The personal details of thousands of Australians have potentially been compromised, with HR company PageUp, which counts Telstra, NAB, Coles, Australia Post, Aldi and Medibank as clients, revealing a massive data breach.
- PageUp provides HR software support to Australia's largest companies in retail and banking
- It is unclear how many Australians are affected by the breach, which could include bank details and superannuation in some cases
- The company said they had informed the Australian Cyber Security Centre about the breach
PageUp, which boasts 2 million active users across 190 countries, posted a statement from chief executive Karen Cariss on its website, saying it had noticed "unusual activity" in its IT infrastructure on May 23.
The company has launched an investigation, while its client companies also released emergency statements to their employees and candidates who had applied for jobs using PageUp's software.
The company has a long list of major Australian companies as clients, with the ABC confirming Target, Telstra, Reserve Bank of Australia, Medibank, Officeworks, Kmart, NAB, Aldi, Linfox, Coles, Australia Post and Lindt as clients of the company.
Some companies used PageUp's software only for recruitment, while others used the technology for more expansive human resources information like salary information, bank details, tax numbers and other sensitive personal data.
Bank details and TFNs may be part of breach
Australia Post said the types of personal information that could have been compromised for successful job applicants to the postal service were bank details, Tax File Numbers, superannuation details, home addresses and drivers licence numbers.
However, in most cases job applicants who were not successful would have only supplied limited information like names and email addresses.
Australia Post said it was contacting job applicants to advise them of the issue.
"As a proactive step, we have also ceased use of PageUp's systems while we seek assurances from PageUp about data security," a spokesperson said.
Clients close careers portals
Medibank suspended its careers webpage after being notified of the PageUp data breach and was "working with PageUp to determine whether the data of its applicants has been compromised".
Telstra said it was holding "urgent discussions" with PageUp to understand the impact on the telco's job applicants and employees.
All recruitment activity that had not progressed beyond a written offer was on hold, a Telstra spokesperson said.

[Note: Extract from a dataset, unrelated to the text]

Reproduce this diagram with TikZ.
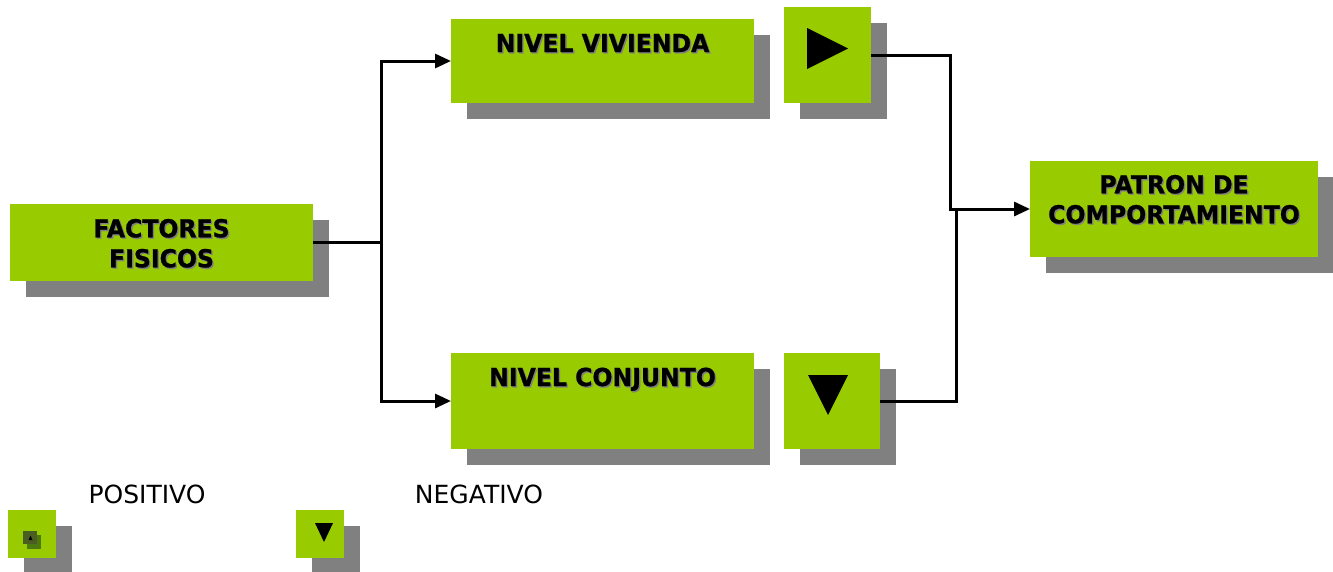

The Australian Red Cross said it had stopped using the PageUp recruitment system as a precaution, and sought to reassure blood donors their sensitive information was not exposed.
"This incident only relates to recruitment-related activity … [and] does not affect the Red Cross Blood Service and the data security of its blood donors in any way," a spokesperson said.
Wesfarmers said its retail businesses Coles, Kmart, Target and Officeworks used PageUp to manage employment applications and employee information and had suspended all connections to the HR company's systems.
Job applicants in 'recent years' warned
A Wesfarmers spokesperson said the company was not currently aware of "any inappropriate activity relating to anyone's data" as a result of the breach.
Australian companies using PageUp:
- Wesfarmers: Coles, Target, Kmart, Officeworks
- Reserve Bank of Australia
- Australia Post
- Australian Red Cross
If you know of any more companies that use PageUp or have been affected by this security breach, please contact email@example.com
"However, we recommend that any person who has applied online for a position with these businesses in recent years check to ensure that there has been no recent unusual activity concerning personal information they may have supplied during the employment process, for example bank accounts, and maintain a close watch on the use of their personal information."
Coles also put out a statement on its careers webpage saying it was a client of the technology provider and had "suspended all connections between Coles' systems and PageUp's systems".
Coles recommended that anyone who had applied for a job at Coles in the past 18 months should check to ensure there was no "recent unusual activity concerning their personal information".
PageUp is also used by the ABC in a limited way to manage its recruitment processes.
"The ABC uses PageUp to support its career portal and recruitment processes, but does not in any way collect personal details such as bank accounts, Tax File Numbers or superannuation information," an ABC spokesperson said.
"We have not received any information from the company about the data breach but have contacted them to seek more details."
First major breach since new laws
University of Canberra cyber security expert Nigel Phair said the incident appeared to be the first major breach since the Government introduced mandatory data-breach reporting rules in February.
Under the new legislation, companies which suspect they have been the target of a data breach must immediately report the incident to customers and clients who may be affected.
"It is difficult to say whether this is the biggest data breach we have experienced in Australia, because in the past companies were not compelled to report breaches to authorities," Adjunct Professor Phair said.
"What this demonstrates is that all Australian companies, not just financial institutions, need to take cybersecurity seriously."
PageUp said it would not be commenting beyond the statement the company had already provided, saying it did not want to compromise its investigation of the data breach.
The company's statement said PageUp had notified the Australian Cyber Security Centre and engaged with Australia's Computer Emergency Response Team and equivalent United Kingdom authorities.